-- begin --
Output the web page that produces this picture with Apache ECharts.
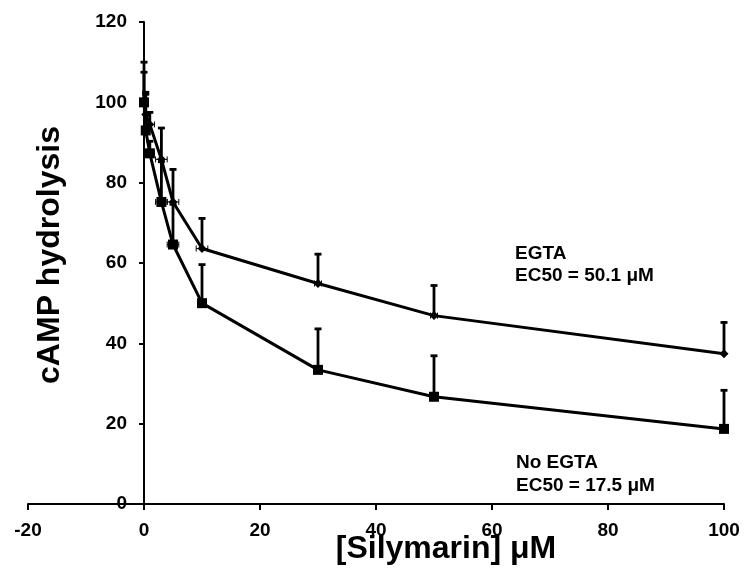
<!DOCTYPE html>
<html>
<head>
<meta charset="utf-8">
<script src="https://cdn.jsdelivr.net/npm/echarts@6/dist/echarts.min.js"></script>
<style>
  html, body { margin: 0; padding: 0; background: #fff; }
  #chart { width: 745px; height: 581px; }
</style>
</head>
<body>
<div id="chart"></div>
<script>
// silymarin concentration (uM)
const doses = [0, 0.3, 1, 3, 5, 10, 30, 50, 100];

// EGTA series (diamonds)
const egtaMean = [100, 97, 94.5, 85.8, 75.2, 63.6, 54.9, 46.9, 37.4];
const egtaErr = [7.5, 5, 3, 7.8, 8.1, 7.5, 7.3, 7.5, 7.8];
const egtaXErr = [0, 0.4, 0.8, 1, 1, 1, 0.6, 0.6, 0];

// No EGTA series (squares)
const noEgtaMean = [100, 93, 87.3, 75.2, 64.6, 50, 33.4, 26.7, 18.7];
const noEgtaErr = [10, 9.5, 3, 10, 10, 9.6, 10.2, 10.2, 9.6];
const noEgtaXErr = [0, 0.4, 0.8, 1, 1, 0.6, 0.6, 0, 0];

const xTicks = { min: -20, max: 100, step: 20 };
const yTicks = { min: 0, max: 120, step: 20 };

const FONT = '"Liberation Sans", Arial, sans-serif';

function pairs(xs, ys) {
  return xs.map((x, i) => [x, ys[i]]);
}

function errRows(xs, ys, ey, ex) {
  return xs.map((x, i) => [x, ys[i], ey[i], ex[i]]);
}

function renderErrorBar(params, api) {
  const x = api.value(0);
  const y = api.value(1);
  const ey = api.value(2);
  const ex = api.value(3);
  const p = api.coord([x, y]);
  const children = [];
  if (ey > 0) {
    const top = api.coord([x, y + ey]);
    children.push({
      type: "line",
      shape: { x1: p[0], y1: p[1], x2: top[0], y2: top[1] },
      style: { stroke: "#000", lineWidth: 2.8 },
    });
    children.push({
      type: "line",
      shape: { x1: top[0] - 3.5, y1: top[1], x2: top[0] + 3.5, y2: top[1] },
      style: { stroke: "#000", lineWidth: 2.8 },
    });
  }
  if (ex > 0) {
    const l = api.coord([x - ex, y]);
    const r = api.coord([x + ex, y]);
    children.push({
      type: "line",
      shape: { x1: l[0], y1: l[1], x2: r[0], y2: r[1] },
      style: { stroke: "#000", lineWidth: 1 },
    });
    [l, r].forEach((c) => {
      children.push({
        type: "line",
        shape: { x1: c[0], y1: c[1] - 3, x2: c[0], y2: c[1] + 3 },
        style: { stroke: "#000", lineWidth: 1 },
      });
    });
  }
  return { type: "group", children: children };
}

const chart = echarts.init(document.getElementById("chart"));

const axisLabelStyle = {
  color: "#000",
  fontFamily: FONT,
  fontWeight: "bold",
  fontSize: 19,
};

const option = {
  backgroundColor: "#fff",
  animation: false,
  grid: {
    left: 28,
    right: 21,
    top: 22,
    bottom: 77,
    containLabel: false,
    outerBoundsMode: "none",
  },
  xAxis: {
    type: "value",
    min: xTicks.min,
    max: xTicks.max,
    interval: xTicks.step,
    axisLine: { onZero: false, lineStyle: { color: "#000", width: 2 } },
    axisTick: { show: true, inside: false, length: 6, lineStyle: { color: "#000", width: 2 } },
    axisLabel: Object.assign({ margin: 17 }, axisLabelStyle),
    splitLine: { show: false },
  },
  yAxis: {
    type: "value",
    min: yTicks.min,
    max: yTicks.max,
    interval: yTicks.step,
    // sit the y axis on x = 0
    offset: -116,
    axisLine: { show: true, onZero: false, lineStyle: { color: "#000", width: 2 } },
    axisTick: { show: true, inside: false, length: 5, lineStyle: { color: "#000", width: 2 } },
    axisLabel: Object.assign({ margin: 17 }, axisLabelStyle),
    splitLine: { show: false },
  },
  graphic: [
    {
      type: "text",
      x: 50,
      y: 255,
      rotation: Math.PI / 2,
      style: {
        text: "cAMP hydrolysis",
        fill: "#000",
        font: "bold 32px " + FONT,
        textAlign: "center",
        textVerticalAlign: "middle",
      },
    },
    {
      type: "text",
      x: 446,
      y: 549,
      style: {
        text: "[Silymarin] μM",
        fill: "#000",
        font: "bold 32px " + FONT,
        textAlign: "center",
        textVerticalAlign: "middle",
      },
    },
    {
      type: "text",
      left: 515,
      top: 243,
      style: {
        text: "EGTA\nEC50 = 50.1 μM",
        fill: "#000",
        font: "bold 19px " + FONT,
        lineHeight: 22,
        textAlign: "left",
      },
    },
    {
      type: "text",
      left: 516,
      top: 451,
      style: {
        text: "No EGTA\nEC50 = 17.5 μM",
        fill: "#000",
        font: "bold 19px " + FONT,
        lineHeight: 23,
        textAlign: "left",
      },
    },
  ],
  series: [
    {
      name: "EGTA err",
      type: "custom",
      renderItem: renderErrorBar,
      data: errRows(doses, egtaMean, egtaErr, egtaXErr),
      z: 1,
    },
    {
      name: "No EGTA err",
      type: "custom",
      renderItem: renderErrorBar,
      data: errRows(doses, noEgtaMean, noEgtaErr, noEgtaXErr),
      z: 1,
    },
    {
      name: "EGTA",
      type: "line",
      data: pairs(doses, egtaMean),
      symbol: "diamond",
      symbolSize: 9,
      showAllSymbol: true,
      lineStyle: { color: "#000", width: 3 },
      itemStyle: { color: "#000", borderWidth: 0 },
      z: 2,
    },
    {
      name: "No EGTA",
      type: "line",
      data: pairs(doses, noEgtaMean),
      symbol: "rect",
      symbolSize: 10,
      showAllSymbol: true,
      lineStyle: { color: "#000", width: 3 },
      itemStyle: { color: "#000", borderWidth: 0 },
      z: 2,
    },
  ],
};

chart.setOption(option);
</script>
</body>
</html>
-- end --
• TASK STATEMENT
Give the data above again in full and unchanged, skipping the pictures.

• OUTPUT OF THE EXERCISE
Output the web page that produces this picture with Apache ECharts.
<!DOCTYPE html>
<html>
<head>
<meta charset="utf-8">
<script src="https://cdn.jsdelivr.net/npm/echarts@6/dist/echarts.min.js"></script>
<style>
  html, body { margin: 0; padding: 0; background: #fff; }
  #chart { width: 745px; height: 581px; }
</style>
</head>
<body>
<div id="chart"></div>
<script>
// silymarin concentration (uM)
const doses = [0, 0.3, 1, 3, 5, 10, 30, 50, 100];

// EGTA series (diamonds)
const egtaMean = [100, 97, 94.5, 85.8, 75.2, 63.6, 54.9, 46.9, 37.4];
const egtaErr = [7.5, 5, 3, 7.8, 8.1, 7.5, 7.3, 7.5, 7.8];
const egtaXErr = [0, 0.4, 0.8, 1, 1, 1, 0.6, 0.6, 0];

// No EGTA series (squares)
const noEgtaMean = [100, 93, 87.3, 75.2, 64.6, 50, 33.4, 26.7, 18.7];
const noEgtaErr = [10, 9.5, 3, 10, 10, 9.6, 10.2, 10.2, 9.6];
const noEgtaXErr = [0, 0.4, 0.8, 1, 1, 0.6, 0.6, 0, 0];

const xTicks = { min: -20, max: 100, step: 20 };
const yTicks = { min: 0, max: 120, step: 20 };

const FONT = '"Liberation Sans", Arial, sans-serif';

function pairs(xs, ys) {
  return xs.map((x, i) => [x, ys[i]]);
}

function errRows(xs, ys, ey, ex) {
  return xs.map((x, i) => [x, ys[i], ey[i], ex[i]]);
}

function renderErrorBar(params, api) {
  const x = api.value(0);
  const y = api.value(1);
  const ey = api.value(2);
  const ex = api.value(3);
  const p = api.coord([x, y]);
  const children = [];
  if (ey > 0) {
    const top = api.coord([x, y + ey]);
    children.push({
      type: "line",
      shape: { x1: p[0], y1: p[1], x2: top[0], y2: top[1] },
      style: { stroke: "#000", lineWidth: 2.8 },
    });
    children.push({
      type: "line",
      shape: { x1: top[0] - 3.5, y1: top[1], x2: top[0] + 3.5, y2: top[1] },
      style: { stroke: "#000", lineWidth: 2.8 },
    });
  }
  if (ex > 0) {
    const l = api.coord([x - ex, y]);
    const r = api.coord([x + ex, y]);
    children.push({
      type: "line",
      shape: { x1: l[0], y1: l[1], x2: r[0], y2: r[1] },
      style: { stroke: "#000", lineWidth: 1 },
    });
    [l, r].forEach((c) => {
      children.push({
        type: "line",
        shape: { x1: c[0], y1: c[1] - 3, x2: c[0], y2: c[1] + 3 },
        style: { stroke: "#000", lineWidth: 1 },
      });
    });
  }
  return { type: "group", children: children };
}

const chart = echarts.init(document.getElementById("chart"));

const axisLabelStyle = {
  color: "#000",
  fontFamily: FONT,
  fontWeight: "bold",
  fontSize: 19,
};

const option = {
  backgroundColor: "#fff",
  animation: false,
  grid: {
    left: 28,
    right: 21,
    top: 22,
    bottom: 77,
    containLabel: false,
    outerBoundsMode: "none",
  },
  xAxis: {
    type: "value",
    min: xTicks.min,
    max: xTicks.max,
    interval: xTicks.step,
    axisLine: { onZero: false, lineStyle: { color: "#000", width: 2 } },
    axisTick: { show: true, inside: false, length: 6, lineStyle: { color: "#000", width: 2 } },
    axisLabel: Object.assign({ margin: 17 }, axisLabelStyle),
    splitLine: { show: false },
  },
  yAxis: {
    type: "value",
    min: yTicks.min,
    max: yTicks.max,
    interval: yTicks.step,
    // sit the y axis on x = 0
    offset: -116,
    axisLine: { show: true, onZero: false, lineStyle: { color: "#000", width: 2 } },
    axisTick: { show: true, inside: false, length: 5, lineStyle: { color: "#000", width: 2 } },
    axisLabel: Object.assign({ margin: 17 }, axisLabelStyle),
    splitLine: { show: false },
  },
  graphic: [
    {
      type: "text",
      x: 50,
      y: 255,
      rotation: Math.PI / 2,
      style: {
        text: "cAMP hydrolysis",
        fill: "#000",
        font: "bold 32px " + FONT,
        textAlign: "center",
        textVerticalAlign: "middle",
      },
    },
    {
      type: "text",
      x: 446,
      y: 549,
      style: {
        text: "[Silymarin] μM",
        fill: "#000",
        font: "bold 32px " + FONT,
        textAlign: "center",
        textVerticalAlign: "middle",
      },
    },
    {
      type: "text",
      left: 515,
      top: 243,
      style: {
        text: "EGTA\nEC50 = 50.1 μM",
        fill: "#000",
        font: "bold 19px " + FONT,
        lineHeight: 22,
        textAlign: "left",
      },
    },
    {
      type: "text",
      left: 516,
      top: 451,
      style: {
        text: "No EGTA\nEC50 = 17.5 μM",
        fill: "#000",
        font: "bold 19px " + FONT,
        lineHeight: 23,
        textAlign: "left",
      },
    },
  ],
  series: [
    {
      name: "EGTA err",
      type: "custom",
      renderItem: renderErrorBar,
      data: errRows(doses, egtaMean, egtaErr, egtaXErr),
      z: 1,
    },
    {
      name: "No EGTA err",
      type: "custom",
      renderItem: renderErrorBar,
      data: errRows(doses, noEgtaMean, noEgtaErr, noEgtaXErr),
      z: 1,
    },
    {
      name: "EGTA",
      type: "line",
      data: pairs(doses, egtaMean),
      symbol: "diamond",
      symbolSize: 9,
      showAllSymbol: true,
      lineStyle: { color: "#000", width: 3 },
      itemStyle: { color: "#000", borderWidth: 0 },
      z: 2,
    },
    {
      name: "No EGTA",
      type: "line",
      data: pairs(doses, noEgtaMean),
      symbol: "rect",
      symbolSize: 10,
      showAllSymbol: true,
      lineStyle: { color: "#000", width: 3 },
      itemStyle: { color: "#000", borderWidth: 0 },
      z: 2,
    },
  ],
};

chart.setOption(option);
</script>
</body>
</html>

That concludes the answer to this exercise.